And such are men and gods compared to Jove.”
1986. But when a book is made the word of God, which patronizes men as belonging to a chosen seed who are guilty of cruelty, robbery, fraud, massacre in cold blood, it becomes a more active and mischievous idol than any dumb beast, image, or statue can be. An idolater worships a silent idol as the representative of God. The idol cannot say, “I am a jealous God: I wax hot in my wrath.”
1987. Mr. Mahan urges, that the sufferings undergone by martyrs to Christianity is evidence of its truth, whereas, it seems to me that it only proves the conviction of the parties, which, if displayed by a dervise or a fakir, would be called bigotry. But if suffering in a cause is evidence in its favour, there have been sufferers on the other side, as well as on that which this author has undertaken to uphold. It is but fair, if those who suffer for one side should have their suffering held up as proof of their conscientiousness, the same conscientiousness should be conceded to those who have suffered for the other. The author of the pages I am about to quote, the Rev. Robert Taylor, was, for want of a better answer to his publication, condemned to Oakam Jail, in England, for one year. It was there he wrote his Diagesis, copies of which may be had of Mr. Curtis, No. 34 Arch street, as well as other books which may assist readers to form an opinion for themselves. I shall quote some pages from this work, which, being studied after reading Mahan’s arrogant allegations, will make good the old saying, that “One story is good until another is told.”

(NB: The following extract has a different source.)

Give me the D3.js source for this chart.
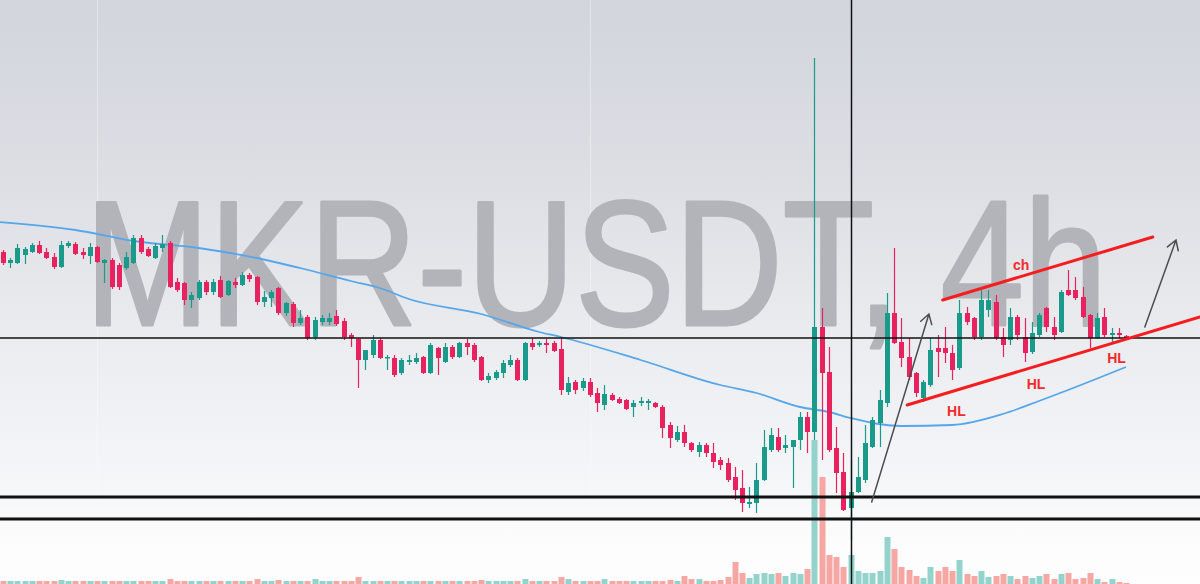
<!DOCTYPE html>
<html><head><meta charset="utf-8">
<script src="https://cdn.jsdelivr.net/npm/d3@7/dist/d3.min.js"></script>
<style>html,body{margin:0;padding:0;background:#fff;overflow:hidden}svg{display:block}</style>
</head><body>
<svg id="c" width="1200" height="584"></svg>
<script>
// ---- data ----
const title = "MKR-USDT, 4h";
const opens = [1348,1337,1337,1345,1348,1355,1348,1343,1333,1354,1356,1348,1344,1353,1337,1340,1335,1332,1337,1362,1351,1342,1352,1357,1318,1317,1300,1302,1318,1308,1320,1305,1318,1315,1325,1323,1298,1302,1312,1287,1296,1277,1283,1263,1278,1278,1284,1279,1265,1261,1240,1245,1260,1242,1242,1227,1238,1238,1243,1227,1252,1238,1253,1243,1257,1255,1243,1220,1222,1227,1235,1240,1220,1257,1255,1257,1257,1251,1208,1218,1212,1218,1207,1195,1205,1201,1200,1193,1197,1197,1197,1193,1175,1160,1168,1157,1148,1155,1147,1140,1137,1123,1112,1096,1097,1120,1150,1163,1152,1153,1160,1183,1168,1273,1228,1152,1128,1092,1108,1120,1153,1177,1197,1287,1258,1243,1227,1202,1215,1252,1252,1247,1232,1287,1282,1263,1290,1298,1263,1260,1283,1263,1248,1265,1292,1273,1268,1310,1310,1303,1285,1262,1283,1265,1267,1264];
const highs = [1350,1342,1356,1353,1357,1359,1352,1347,1359,1359,1358,1352,1357,1354,1341,1342,1337,1348,1365,1365,1353,1357,1365,1359,1322,1318,1308,1320,1320,1321,1324,1320,1322,1328,1327,1324,1309,1310,1313,1298,1298,1290,1285,1283,1285,1287,1290,1282,1267,1262,1250,1265,1262,1245,1245,1242,1245,1247,1244,1257,1253,1257,1255,1258,1261,1257,1244,1227,1230,1240,1245,1242,1258,1262,1259,1261,1259,1263,1223,1220,1222,1222,1212,1215,1207,1203,1201,1200,1203,1201,1198,1195,1178,1174,1175,1158,1158,1157,1157,1143,1142,1133,1130,1113,1137,1170,1172,1172,1165,1160,1188,1188,1542,1292,1253,1173,1147,1140,1143,1175,1183,1210,1307,1352,1282,1262,1228,1220,1262,1265,1273,1255,1300,1293,1283,1310,1310,1305,1272,1292,1285,1282,1278,1287,1293,1283,1310,1330,1323,1313,1286,1287,1292,1272,1272,1265];
const lows = [1335,1332,1336,1336,1347,1346,1341,1331,1332,1352,1345,1341,1336,1337,1317,1311,1310,1330,1336,1346,1343,1341,1348,1312,1308,1295,1292,1300,1305,1305,1302,1304,1312,1314,1318,1295,1293,1293,1285,1284,1273,1275,1260,1260,1275,1275,1274,1260,1253,1212,1230,1242,1241,1230,1223,1225,1235,1236,1226,1226,1225,1237,1241,1242,1245,1238,1219,1217,1220,1222,1233,1219,1219,1250,1253,1247,1248,1205,1205,1206,1209,1203,1188,1190,1199,1196,1190,1183,1194,1190,1192,1162,1152,1158,1153,1148,1143,1143,1132,1130,1118,1100,1088,1092,1087,1119,1148,1148,1147,1112,1150,1147,1160,1140,1148,1107,1089,1060,1107,1117,1152,1153,1193,1256,1233,1220,1203,1198,1213,1223,1237,1220,1230,1275,1260,1260,1283,1260,1243,1255,1260,1238,1246,1263,1268,1260,1267,1304,1300,1282,1252,1261,1263,1258,1262,1262];
const closes = [1337,1340,1352,1351,1355,1347,1342,1333,1355,1357,1346,1345,1353,1338,1340,1313,1313,1343,1362,1348,1344,1354,1356,1313,1310,1300,1305,1318,1308,1318,1303,1319,1315,1325,1321,1298,1303,1308,1287,1297,1277,1282,1262,1280,1282,1282,1276,1263,1262,1240,1250,1260,1242,1243,1225,1240,1240,1242,1227,1255,1242,1253,1243,1257,1253,1240,1220,1224,1228,1237,1240,1220,1257,1253,1257,1255,1249,1210,1217,1210,1219,1205,1197,1206,1200,1197,1191,1197,1199,1199,1193,1172,1162,1168,1157,1150,1155,1147,1138,1135,1120,1110,1097,1098,1120,1153,1165,1150,1155,1160,1183,1168,1273,1227,1150,1127,1090,1108,1123,1157,1180,1200,1287,1257,1242,1223,1207,1218,1250,1248,1247,1230,1287,1278,1263,1300,1300,1262,1255,1283,1265,1247,1267,1285,1273,1265,1308,1305,1302,1283,1262,1282,1265,1267,1265,1263];
const volumes = [30,30,30,30,30,30,30,30,40,30, 30,30,30,30,30,30,30,30,30,30, 30,30,30,50,30,30,30,30,30,30, 30,30,30,30,30,50,30,30,40,30, 30,30,30,50,30,30,30,30,30,70, 30,30,30,30,30,30,30,30,30,30, 30,30,30,30,30,30,40,30,30,30, 30,30,50,30,30,30,30,70,50,30, 30,30,30,50,30,30,30,30,30,30, 30,30,40,30,80,50,50,30,30,40, 70,220,110,60,100,110,100,110,80,110, 100,150,1440,1070,290,270,170,290,130,110, 110,130,470,350,170,140,80,60,170,130, 170,130,240,100,80,130,70,80,100,80, 50,80,60,80,100,50,100,110,50,60, 110,50,20,50,20,10];
// moving average (index, value)
const maIndex = [-0.5,10,18,27,35,41,48,52,56,66,74,77,88,99,104,110,114,117,120,124,131,138,143,147,155];
const maValue = [1378,1370,1359,1352,1342,1332,1319,1312,1301,1286,1268,1263,1240,1215,1207,1193,1188,1182,1177,1174,1175,1186,1199,1210,1233];
// drawn levels
const levels = [1262, 1103, 1081];
const levelWidths = [1.5, 3, 3];
const crosshairIndex = 117;
// channel lines [i1, p1, i2, p2]
const channelUpper = [129.7, 1300, 158.7, 1363];
const channelLower = [124.8, 1195, 165.2, 1283];
// arrows [i1, p1, i2, p2]
const arrows = [[119.9, 1098, 127.8, 1286], [157.6, 1273, 161.9, 1360]];
// labels
const labelText = ["ch", "HL", "HL", "HL"];
const labelIndex = [139.4, 130.3, 141.3, 152.4];
const labelPrice = [1330, 1184, 1211, 1237];

// ---- drawing ----
const W = 1200, H = 584;
const svg = d3.select("#c");
const x = d3.scaleLinear().domain([0, opens.length - 1]).range([3, 1126]);
const y = d3.scaleLinear().domain([1016, 1600]).range([H, 0]);
const yv = d3.scaleLinear().domain([0, 1440]).range([H, 440]);

const defs = svg.append("defs");
const grad = defs.append("linearGradient").attr("id", "bg").attr("x1", 0).attr("y1", 0).attr("x2", 0).attr("y2", 1);
[[0, "#d2d5dc"], [0.3, "#dcdee4"], [0.58, "#eaecef"], [0.85, "#f6f7f9"], [0.9, "#fbfbfc"], [1, "#fefefe"]]
  .forEach(s => grad.append("stop").attr("offset", s[0]).attr("stop-color", s[1]));
svg.append("rect").attr("width", W).attr("height", H).attr("fill", "url(#bg)");

// faint grid
svg.append("g").selectAll("line").data([97, 590]).join("line")
  .attr("x1", d => d + 0.5).attr("x2", d => d + 0.5).attr("y1", 0).attr("y2", 500)
  .attr("stroke", "rgba(255,255,255,0.35)").attr("stroke-width", 1);

// watermark
svg.append("text").text(title)
  .attr("x", 85).attr("y", 325)
  .attr("textLength", 1022).attr("lengthAdjust", "spacingAndGlyphs")
  .attr("font-family", "Liberation Sans, Arial, sans-serif").attr("font-size", 178)
  .attr("fill", "#b2b4ba").attr("stroke", "#b2b4ba").attr("stroke-width", 3).attr("stroke-linejoin", "round");

const idx = d3.range(opens.length);
const up = i => closes[i] >= opens[i];
const UP = "#1a9a8a", DN = "#e8225e", UPV = "#93d3cc", DNV = "#f6a7a4";
const px = i => Math.round(x(i));

// volume
svg.append("g").selectAll("rect").data(idx).join("rect")
  .attr("x", i => px(i) - 2.5).attr("width", 6)
  .attr("y", i => yv(volumes[i])).attr("height", i => H - yv(volumes[i]))
  .attr("fill", i => up(i) ? UPV : DNV);

// moving average
svg.append("path").datum(d3.range(maIndex.length))
  .attr("d", d3.line().x(k => x(maIndex[k])).y(k => y(maValue[k])).curve(d3.curveMonotoneX))
  .attr("fill", "none").attr("stroke", "#55a6ea").attr("stroke-width", 1.8);

// candles
const cg = svg.append("g");
cg.selectAll("line").data(idx).join("line")
  .attr("x1", i => px(i) + 0.5).attr("x2", i => px(i) + 0.5)
  .attr("y1", i => y(highs[i])).attr("y2", i => y(lows[i]))
  .attr("stroke", i => up(i) ? UP : DN).attr("stroke-width", 1.2);
cg.selectAll("rect").data(idx).join("rect")
  .attr("x", i => px(i) - 2).attr("width", 5)
  .attr("y", i => y(Math.max(opens[i], closes[i])))
  .attr("height", i => Math.max(1.5, Math.abs(y(opens[i]) - y(closes[i]))))
  .attr("fill", i => up(i) ? UP : DN);

// horizontal levels
svg.append("g").selectAll("line").data(d3.range(levels.length)).join("line")
  .attr("x1", 0).attr("x2", W)
  .attr("y1", k => y(levels[k])).attr("y2", k => y(levels[k]))
  .attr("stroke", "#111").attr("stroke-width", k => levelWidths[k]);

// crosshair vertical
svg.append("line").attr("x1", px(crosshairIndex) + 0.5).attr("x2", px(crosshairIndex) + 0.5)
  .attr("y1", 0).attr("y2", H).attr("stroke", "#111").attr("stroke-width", 1.5);

// channel
svg.append("g").selectAll("line").data([channelUpper, channelLower]).join("line")
  .attr("x1", d => x(d[0])).attr("y1", d => y(d[1]))
  .attr("x2", d => x(d[2])).attr("y2", d => y(d[3]))
  .attr("stroke", "#f51d1d").attr("stroke-width", 3).attr("stroke-linecap", "round");

// arrows
const ag = svg.append("g").attr("stroke", "#4d4d4f").attr("stroke-width", 1.5).attr("fill", "none").attr("stroke-linecap", "round");
arrows.forEach(a => {
  const x1 = x(a[0]), y1 = y(a[1]), x2 = x(a[2]), y2 = y(a[3]);
  const ang = Math.atan2(y2 - y1, x2 - x1), L = 11, sp = 0.55;
  ag.append("path").attr("d",
    `M${x1},${y1}L${x2},${y2}` +
    `M${x2 - L * Math.cos(ang - sp)},${y2 - L * Math.sin(ang - sp)}L${x2},${y2}` +
    `L${x2 - L * Math.cos(ang + sp)},${y2 - L * Math.sin(ang + sp)}`);
});

// labels
svg.append("g").selectAll("text").data(d3.range(labelText.length)).join("text")
  .attr("x", k => x(labelIndex[k])).attr("y", k => y(labelPrice[k]))
  .text(k => labelText[k])
  .attr("font-family", "Liberation Sans, Arial, sans-serif").attr("font-weight", "bold")
  .attr("font-size", 14).attr("fill", "#f22a2a");
</script>
</body></html>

1988. “The ordinary notion, that the four gospels were written by the persons whose names they bear, and that they have descended to us from original autographs of Matthew and John, immediate disciples, and of Mark and Luke, contemporaries and companions, of Christ, in like manner as the writings of still more early poets and historians have descended to us from the pens of the authors to whom they are attributed, is altogether untenable. It has been entirely surrendered by the most able and ingenuous Christian writers, and will no longer be maintained by any but those whose zeal outruns their knowledge, and whose recklessness and temerity of assertion can serve only to dishonour and betray the cause they so injudiciously seek to defend.
1989. “The surrender of a position which the world has for ages been led to consider impregnable, by the admission of all that the early objection of the learned Christian Bishop, Faustus the Manichean, implied, when he pressed Augustine with that bold challenge which Augustine was not able to answer, that,[47] ‘It was certain that the New Testament was not written by Christ himself, nor by his apostles, but a long while after them, by some unknown persons, who, lest they should not be credited when they wrote of affairs they were little acquainted with, affixed to their works the names of apostles, or of such as were supposed to have been their companions, asserting that what they had written themselves was written ACCORDING TO those persons to whom they ascribed it.’
1990. “This admission has not been held to be fatal to the claims of divine revelation, nor was it held to be so even by the learned Father himself who so strenuously insisted on it, since he declares his own unshaken faith in Christ’s mystical crucifixion, notwithstanding.
1991. “Adroitly handled as the passage has been by the ingenuity of theologians, it has been made rather to subserve the cause of the evidences of the Christian religion than to injure it. Since, though it be admitted that the Christian world has ‘all along been under a delusion’ in this respect, and has held these writings to be of higher authority than they really are; yet the writings themselves and their authors are innocent of having contributed to that delusion, and never bore on them, nor in them, any challenge to so high authority as the mistaken piety of Christians has ascribed to them, but did all along profess no more than to have been written, as Faustus testifies, not BY, but ACCORDING to, Matthew, Mark, Luke, and John; and by persons of whom indeed it is not known who or what they were, nor was it of any consequence that it should be, after the general acquiescence of the church had established the sufficient correctness of the compilations they had made.
1992. “And here the longo post tempore (the great while after) is a favourable presumption of the sufficient opportunity that all persons[48] had, of knowing and being satisfied that the gospels which the church received were indeed all that they purported to be; that is, faithful narrations of the life and doctrines of Christ according to what could be collected from the verbal accounts which his apostles had given, or by tradition been supposed to have given, and, as such, ‘worthy of all acceptation.’
1993. “The objection of Faustus becomes from its own nature the most indubitable and inexceptionable evidence, carrying us up to the very early age, the fourth century, in which he wrote, with a demonstration that the gospels were then universally known and received under the precise designation, and none other, than that with which they have come down to us, even as the gospels, respectively, according to Matthew, Mark, Luke, and John.
1994. “Of course there can be no occasion to pursue the inquiry into the authenticity of the Christian Scriptures lower down than the fourth century.